Records from a data collection

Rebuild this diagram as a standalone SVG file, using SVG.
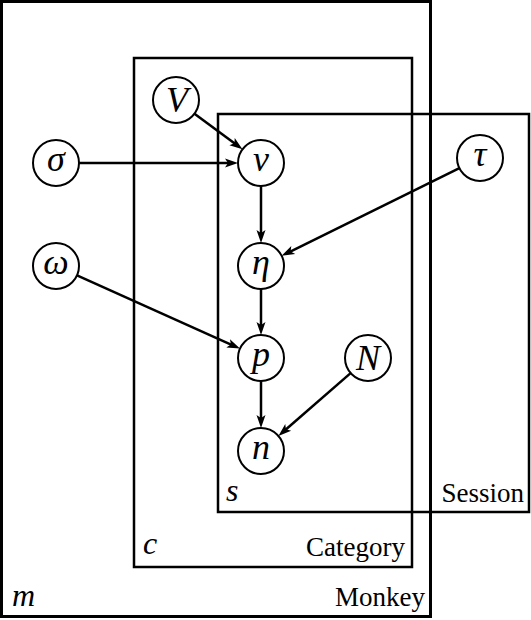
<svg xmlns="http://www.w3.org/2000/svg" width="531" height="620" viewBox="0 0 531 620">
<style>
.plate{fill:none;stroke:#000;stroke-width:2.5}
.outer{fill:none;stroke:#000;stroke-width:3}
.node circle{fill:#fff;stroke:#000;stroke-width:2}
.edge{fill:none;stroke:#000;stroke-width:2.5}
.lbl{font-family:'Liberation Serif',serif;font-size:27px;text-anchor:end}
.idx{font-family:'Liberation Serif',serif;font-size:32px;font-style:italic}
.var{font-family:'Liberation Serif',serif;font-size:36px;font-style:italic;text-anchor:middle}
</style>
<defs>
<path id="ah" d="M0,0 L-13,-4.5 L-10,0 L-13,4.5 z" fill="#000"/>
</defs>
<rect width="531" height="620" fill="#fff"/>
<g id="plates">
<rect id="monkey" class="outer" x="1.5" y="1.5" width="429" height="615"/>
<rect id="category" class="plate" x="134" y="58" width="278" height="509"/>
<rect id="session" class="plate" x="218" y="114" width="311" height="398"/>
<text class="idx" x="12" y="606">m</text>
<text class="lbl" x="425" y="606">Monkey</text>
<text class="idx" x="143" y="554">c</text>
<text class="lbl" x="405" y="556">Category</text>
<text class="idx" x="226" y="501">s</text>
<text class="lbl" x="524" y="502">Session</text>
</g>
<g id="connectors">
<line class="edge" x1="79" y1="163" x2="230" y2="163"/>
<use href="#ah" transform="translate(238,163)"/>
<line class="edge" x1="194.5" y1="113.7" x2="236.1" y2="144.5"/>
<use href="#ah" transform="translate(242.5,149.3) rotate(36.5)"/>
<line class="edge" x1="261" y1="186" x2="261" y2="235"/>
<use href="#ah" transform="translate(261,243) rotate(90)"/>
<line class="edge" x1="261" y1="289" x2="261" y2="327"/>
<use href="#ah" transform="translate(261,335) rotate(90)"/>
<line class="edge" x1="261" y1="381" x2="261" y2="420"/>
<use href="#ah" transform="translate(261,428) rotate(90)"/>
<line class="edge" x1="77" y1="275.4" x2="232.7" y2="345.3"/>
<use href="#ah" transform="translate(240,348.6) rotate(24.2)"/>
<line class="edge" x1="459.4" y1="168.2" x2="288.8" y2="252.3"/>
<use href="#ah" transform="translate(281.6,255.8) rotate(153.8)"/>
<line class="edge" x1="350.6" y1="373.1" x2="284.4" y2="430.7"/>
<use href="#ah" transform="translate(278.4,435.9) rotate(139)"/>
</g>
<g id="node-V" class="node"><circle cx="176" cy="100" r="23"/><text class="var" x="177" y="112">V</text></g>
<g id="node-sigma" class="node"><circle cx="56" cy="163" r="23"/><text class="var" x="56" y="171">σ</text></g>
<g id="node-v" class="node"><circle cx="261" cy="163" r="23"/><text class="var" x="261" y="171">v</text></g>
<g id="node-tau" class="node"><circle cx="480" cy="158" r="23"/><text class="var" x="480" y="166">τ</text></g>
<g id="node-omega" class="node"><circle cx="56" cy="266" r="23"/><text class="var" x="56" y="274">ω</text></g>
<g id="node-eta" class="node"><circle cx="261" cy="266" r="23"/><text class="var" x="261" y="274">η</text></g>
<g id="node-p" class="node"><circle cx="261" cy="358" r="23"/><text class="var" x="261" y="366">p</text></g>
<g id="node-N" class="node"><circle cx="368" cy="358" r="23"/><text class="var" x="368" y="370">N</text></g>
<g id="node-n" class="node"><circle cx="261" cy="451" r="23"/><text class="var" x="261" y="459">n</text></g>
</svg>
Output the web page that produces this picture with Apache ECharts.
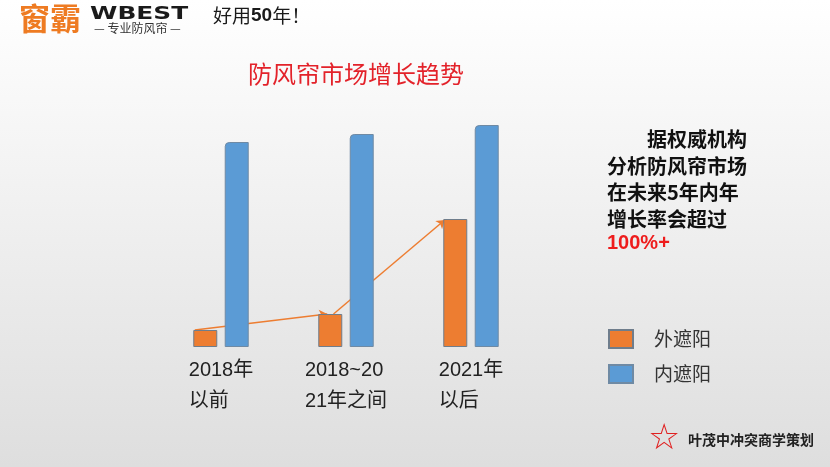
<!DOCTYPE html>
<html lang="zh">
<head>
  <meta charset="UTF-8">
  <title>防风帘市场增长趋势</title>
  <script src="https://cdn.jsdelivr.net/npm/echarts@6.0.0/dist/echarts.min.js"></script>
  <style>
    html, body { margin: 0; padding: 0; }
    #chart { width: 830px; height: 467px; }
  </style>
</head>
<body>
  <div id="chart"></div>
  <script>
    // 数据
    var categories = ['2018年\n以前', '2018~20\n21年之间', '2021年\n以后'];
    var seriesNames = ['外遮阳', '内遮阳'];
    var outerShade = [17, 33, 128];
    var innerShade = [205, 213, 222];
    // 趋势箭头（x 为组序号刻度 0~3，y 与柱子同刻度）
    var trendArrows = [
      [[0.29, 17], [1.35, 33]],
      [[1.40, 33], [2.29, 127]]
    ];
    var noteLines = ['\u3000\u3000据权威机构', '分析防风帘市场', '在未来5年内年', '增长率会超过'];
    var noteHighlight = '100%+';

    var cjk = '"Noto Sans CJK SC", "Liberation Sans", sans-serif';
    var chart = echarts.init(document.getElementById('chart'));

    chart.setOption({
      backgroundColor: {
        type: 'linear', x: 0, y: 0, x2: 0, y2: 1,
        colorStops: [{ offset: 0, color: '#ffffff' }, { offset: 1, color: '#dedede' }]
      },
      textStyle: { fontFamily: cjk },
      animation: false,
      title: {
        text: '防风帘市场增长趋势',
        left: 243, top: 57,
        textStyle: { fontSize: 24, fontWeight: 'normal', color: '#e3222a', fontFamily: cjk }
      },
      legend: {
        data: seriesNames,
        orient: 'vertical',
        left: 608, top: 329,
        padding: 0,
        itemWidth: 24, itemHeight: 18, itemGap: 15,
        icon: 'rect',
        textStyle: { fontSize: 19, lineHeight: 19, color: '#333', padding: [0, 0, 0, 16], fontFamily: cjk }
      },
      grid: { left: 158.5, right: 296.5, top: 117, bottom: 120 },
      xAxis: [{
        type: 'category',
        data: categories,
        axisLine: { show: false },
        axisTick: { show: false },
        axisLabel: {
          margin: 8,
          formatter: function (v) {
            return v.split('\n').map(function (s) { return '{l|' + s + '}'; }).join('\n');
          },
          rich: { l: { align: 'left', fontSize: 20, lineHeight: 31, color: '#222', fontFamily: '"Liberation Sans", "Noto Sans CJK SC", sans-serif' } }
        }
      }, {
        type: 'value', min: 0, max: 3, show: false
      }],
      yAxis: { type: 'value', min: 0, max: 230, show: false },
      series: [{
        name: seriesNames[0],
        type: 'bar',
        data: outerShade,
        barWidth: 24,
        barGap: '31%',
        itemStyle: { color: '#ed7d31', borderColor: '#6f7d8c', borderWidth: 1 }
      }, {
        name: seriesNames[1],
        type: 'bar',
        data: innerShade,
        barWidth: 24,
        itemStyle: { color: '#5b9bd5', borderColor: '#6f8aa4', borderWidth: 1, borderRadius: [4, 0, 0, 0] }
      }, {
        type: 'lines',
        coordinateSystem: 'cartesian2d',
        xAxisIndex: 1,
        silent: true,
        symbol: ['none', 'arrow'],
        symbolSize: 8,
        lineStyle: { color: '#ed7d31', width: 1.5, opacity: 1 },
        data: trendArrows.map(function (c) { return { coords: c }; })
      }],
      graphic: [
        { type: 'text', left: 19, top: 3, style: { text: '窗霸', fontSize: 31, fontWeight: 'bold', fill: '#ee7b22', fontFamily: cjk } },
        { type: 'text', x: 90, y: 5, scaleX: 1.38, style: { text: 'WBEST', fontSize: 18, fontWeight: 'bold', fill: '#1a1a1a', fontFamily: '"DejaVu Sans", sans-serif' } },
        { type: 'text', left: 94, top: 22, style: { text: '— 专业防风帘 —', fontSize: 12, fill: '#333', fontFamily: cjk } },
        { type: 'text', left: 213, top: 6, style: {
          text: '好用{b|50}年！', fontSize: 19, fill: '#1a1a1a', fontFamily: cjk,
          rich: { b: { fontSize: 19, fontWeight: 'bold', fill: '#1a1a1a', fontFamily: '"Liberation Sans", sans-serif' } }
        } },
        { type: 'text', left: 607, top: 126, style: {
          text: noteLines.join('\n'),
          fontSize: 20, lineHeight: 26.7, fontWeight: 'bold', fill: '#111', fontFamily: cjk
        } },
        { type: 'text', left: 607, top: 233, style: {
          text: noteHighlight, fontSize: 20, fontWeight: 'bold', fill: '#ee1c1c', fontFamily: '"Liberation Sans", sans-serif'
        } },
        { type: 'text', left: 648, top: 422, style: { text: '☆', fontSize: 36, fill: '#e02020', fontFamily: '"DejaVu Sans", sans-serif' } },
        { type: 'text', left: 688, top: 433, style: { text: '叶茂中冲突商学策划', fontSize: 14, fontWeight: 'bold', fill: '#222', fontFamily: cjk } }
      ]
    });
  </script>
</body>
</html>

- Task description -
Set down, word for word, the lines from the one holding "Output the web" through the one holding "var chart = echarts.init(document.getElementById('chart'));". Skip the pictures.

- Correct response -
Output the web page that produces this picture with Apache ECharts.
<!DOCTYPE html>
<html lang="zh">
<head>
  <meta charset="UTF-8">
  <title>防风帘市场增长趋势</title>
  <script src="https://cdn.jsdelivr.net/npm/echarts@6.0.0/dist/echarts.min.js"></script>
  <style>
    html, body { margin: 0; padding: 0; }
    #chart { width: 830px; height: 467px; }
  </style>
</head>
<body>
  <div id="chart"></div>
  <script>
    // 数据
    var categories = ['2018年\n以前', '2018~20\n21年之间', '2021年\n以后'];
    var seriesNames = ['外遮阳', '内遮阳'];
    var outerShade = [17, 33, 128];
    var innerShade = [205, 213, 222];
    // 趋势箭头（x 为组序号刻度 0~3，y 与柱子同刻度）
    var trendArrows = [
      [[0.29, 17], [1.35, 33]],
      [[1.40, 33], [2.29, 127]]
    ];
    var noteLines = ['\u3000\u3000据权威机构', '分析防风帘市场', '在未来5年内年', '增长率会超过'];
    var noteHighlight = '100%+';

    var cjk = '"Noto Sans CJK SC", "Liberation Sans", sans-serif';
    var chart = echarts.init(document.getElementById('chart'));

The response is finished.